Sunday, August 09, 2009
RIP Mike Seeger
If there was one person who would have a lasting influence on me, it would have to be Mike Seeger. From the very first time I heard David Lindley talk about him during a banjo lesson in 1962, I knew I had to hear this guy. And when I did hear the New Lost City Ramblers, it was like I was taken into another world from which I would never emerge. I not only loved his music- which was a virtual history of twentieth century rural America- but I would even copy the way he dressed as well as the jokes he told. And even though he was fairly conservative in his approach, you could see him spreading his wings in his later years, for instance his part in the great record he made with John Hartford and David Grisman, in which he played Dylan, Otis Redding and Chuck Berry as if he were channelling Charlie Poole, or appearing on Ry Cooder's recent work.

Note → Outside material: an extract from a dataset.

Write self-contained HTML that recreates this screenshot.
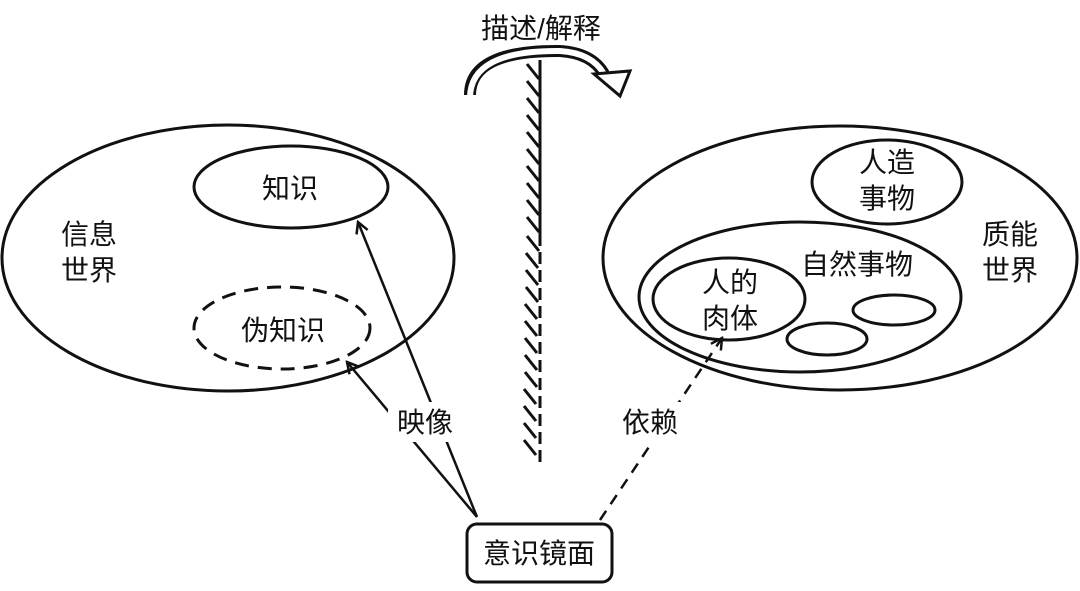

As a musician and collector, Mike Seeger was unequalled. In fact, the first time I heard Mike Seeger and the New Lost City Ramblers was at the Ash Grove, the same night Mother Maybelle Carter called in to say she wasn't going to make and sent Johnny Cash in her place. I remember telling Mike Seeger that I had been prepared for Jimi Hendrix in 1967, but not Johnny Cash in 1962. It took me years to digest hearing Cash and the NLCR on the same night. I've yet to recover.